20. In Jotham Mulati Welamondi vs. The Electoral Commission of Kenya Bungoma H.C. Misc. Appl. No. 81 of 2002 [2002] 1 KLR 486 Ringera, J (as he then was) expressed himself as follows:
“Prerogative orders are issued in the name of the crown and applications for such orders must be correctly intituled and accordingly, the orders of Certiorari, Mandamus or Prohibition are issued in the name of the Republic and applications therefore are made in the name of the Republic at the instance of the person affected by the action or omission in issue and the proper format of the substantive motion for Mandamus is: -
“REPUBLIC…………………..……………….........……..APPLICANT
V
THE ELECTORAL COMMISSION OF KENYA……RESPONDENT.
EX PARTE
JOTHAM MULATI WELAMONDI”
21. I have perused the pleadings herein and with due respect, I find no substance in the contention that these proceedings are incompetent on the basis of wrong or incorrect intitulement thereof. It must be remembered that judicial review proceedings are commenced by the Notice of Motion and not the Chamber Summons. The Chamber Summons is simply an application for leave or permission to commence judicial review proceedings and whereas on the filing of the Notice of Motion the Chamber Summons is subsumed or submerged in the Motion, it is the Motion that originates the judicial review application proper. I can do no better than quote the Court of Appeal in R vs. Communications Commission of Kenya & 2 Others Ex Parte East Africa Televisions Network Ltd. Civil Appeal No. 175 of 2000 [2001] KLR 82; [2001] 1 EA 199 where it expressed itself inter alia as follows:
“The proceedings under Order 53 can only start after leave has been obtained and the proceedings are then originated by the notice of motion filed pursuant to the leave granted. It would be somewhat ridiculous to bring the application for leave by way of an originating summons and once the leave is granted, the originating summons is then swallowed up or submerged in the notice of motion.”

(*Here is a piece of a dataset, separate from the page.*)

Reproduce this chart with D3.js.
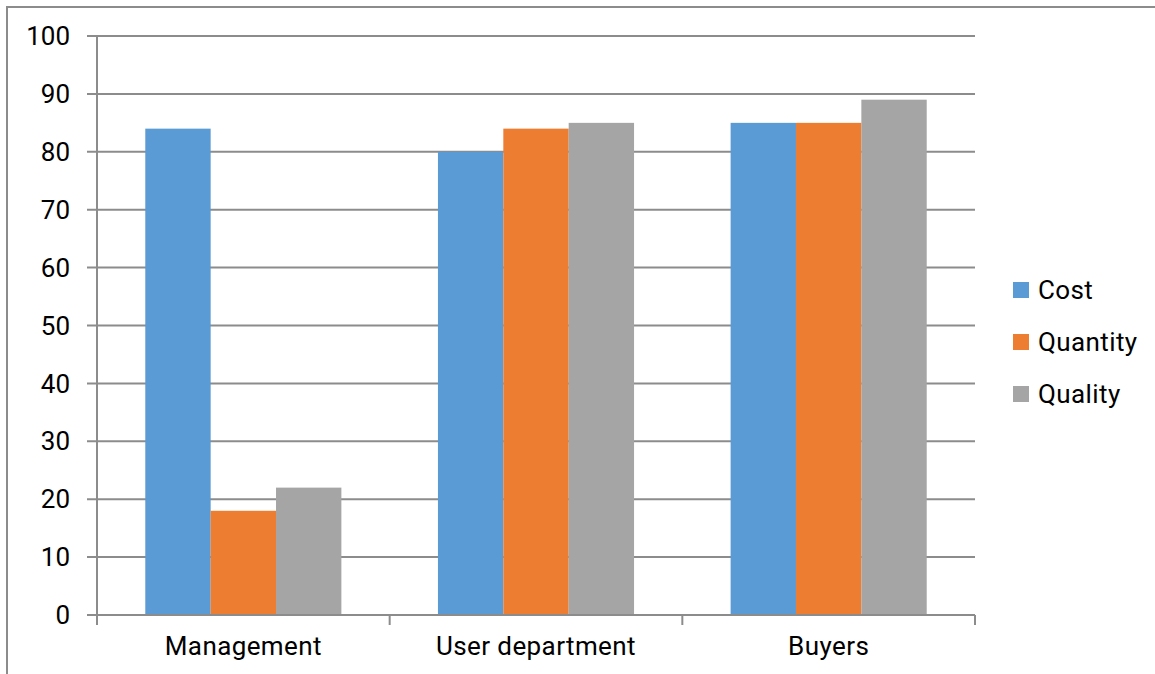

22. Similarly, in Mike J. C. Mills & Another vs. The Posts & Telecommunications Nairobi HCMA No. 1013 of 1996,it was held inter alia that the application for leave does not commence judicial review until such permission is granted to institute appropriate Judicial Review application. Accordingly whereas the Chamber Summons seeking leave or permission to commence judicial review proceedings is made by the person aggrieved by the questioned decision or proceedings,, who is usually referred to as the “ex parte applicant”, the application proper by way of Notice of Motion is commenced in the name of the Republic with the person aggrieved referred to as the “ex parte applicant.
23. In any case in Republic Ex Parte the Minister for Finance & The Commissioner of Insurance as Licensing and Regulating Officers vs. Charles Lutta Kasamani T/A Kasamani & Co. Advocate & Another Civil Appeal (Application) No. Nai. 281 of 2005 the Court of Appeal stated:
“Suffice it to say that a defect in form in the title or heading of an appeal, or a misjoinder or non-joinder of parties are irregularities that do not go to the substance of the appeal and are curable by amendment...Is the form of title to the appeal as adopted by the Attorney General in this matter defective or irregular? We think not, as we find that it substantially complies with the guidelines set out by this Court”.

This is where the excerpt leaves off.